Like a lot of new players, I hated deathtouch. Some creature mechanics are intuitive and appeal to the absent-minded teenager that rarely pays attention to  things like “on the stack” and “rules.” Stuff like trample and double strike were badass. Lifelink was cool and defender made sense. But I readily considered Deadly Recluse the most frustrating card in the world. A puny 2-drop common that could block and trade with anything? What the hell is that spider packing?

In some of my earlier M14 Limited events, I recall facing those little spiders with a mixture of hopelessness and self-pity. Every time I encountered one I burned through a whole host of premium removals spells to get it off the board. I didn’t know if I should unceremoniously anoint my Rumbling Baloth as the sacrificial lamb and swing in, or twiddle my thumbs while my opponent slowly progressed his board state.

One round, I played an opponent that used Deadly Recluse in conjunction with Trollhide. I was almost driven to tears.

As time passed, my aversion slowly subsided. I found myself granting Deadly Recluse and all of its iterations a kind of uneasy respect.

A few days ago, I played an M14 Sealed match online. One of my games looked like this:


At the time, I just took the screenshot because I thought it was amusing. I slapped on a stupid caption (‘lol’) and sent it to a few friends. I promptly forgot about it until I started writing this article and thinking about chess.

See, when I was younger, I wanted to be a pro chess player. My dreams were eventually crushed by the realization that I was terrible, but I entertained the notion for a few years. One of the concepts a mentor introduced to me was the idea of relative value. If you trade your pawn for a rook, you’ve essentially attained a rook’s worth of power from the humble pawn. You can extend this idea to aggressive pawn formations, a slowly creeping phalanx of cheap foot-soldiers. Breaking their advance requires, usually, an unfavorable trade.

Was this the problem of the Deadly Recluse? Did I consider a recluse to be worth a Giant Spider? Baloth? Or even Serra Angel? Did it make more sense to force a trade or continue to stall until you found an answer, usually in the form of a valuable removal spell?

In my head, I tried to break things down. I think one of the reasons why I hated deathtouch is because it forced both players into a passive state. Combat was stalled until the attacker found an answer. On the attack, the Deadly Recluse could be traded for other old two-drop. But on the defense, it was, short of direct removal, unstoppable.

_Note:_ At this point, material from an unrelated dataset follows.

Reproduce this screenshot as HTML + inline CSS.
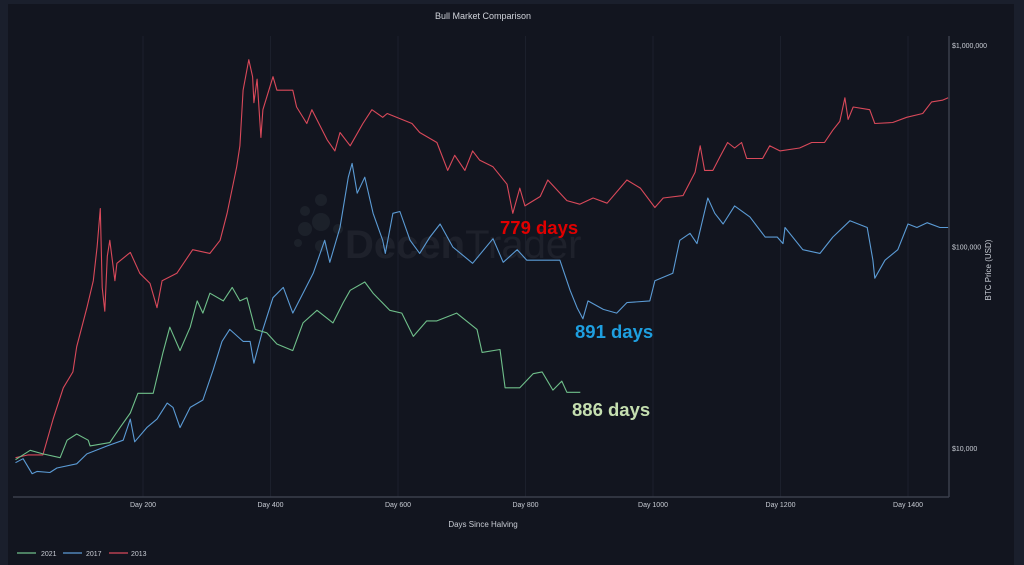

Consider the image again. I was on the attack. I had several strong cards in my hand, but they were all functionally equal in worth to the enemy Deadly Recluse. Did I really want to trade Mr. Sengir for a little spider? I thought about attacking and using Wring Flesh on a blocker, but there was a chance my opponent would block with his Silver—an unfavorable use of the trick in my opinion. In this case, I thought it was better for me to wait. I had a Rumbling Baloth + Trollhide online in a few turns. The opposing player didn’t know it, but he was the one pressured to attack. I was happy to sit behind my wall of safety spiders.

In my last Theros draft, I found myself in a similar situation and reacted badly. It was late game, I had my opponent down to sub-ten life. I had the opportunity to trade my Horizon Scholar + Baleful Eidolon with an attacking Benthic Giant + Nimbus Naiad. I declined the offer, knowing I could out-race.

That was a huge mistake. My deck was built around copies of Griptide and a Sea God’s Revenge, both of which were nullified by hexproof. I would have effectively traded a marginally useful 4/4 flyer with a creature that I wasn’t able to deal with. In addition, the Scholar’s scry two had already snagged me some favorable draws. His relative value was at a low while the Benthic Giant‘s was skyrocketing, especially since I was holding both a Griptide and Sea God’s in hand. In the end, we ended up stalemated in the air, I got bounced with Voyage’s End, and my hopes for winning vanished. The Deadly Recluse problem, gone wrong.

In some ways, my Magic learning experience is already better than my chess one. That might be because I’m not twelve years old anymore, but I also approached the game with a sense of curiosity and learning. From what I’ve gathered, being good at MTG requires knowing how play and wrest a victory from some seriously convoluted, uneven, and plain bizarre situations. After all, we’ve all seen the power of just a little touch.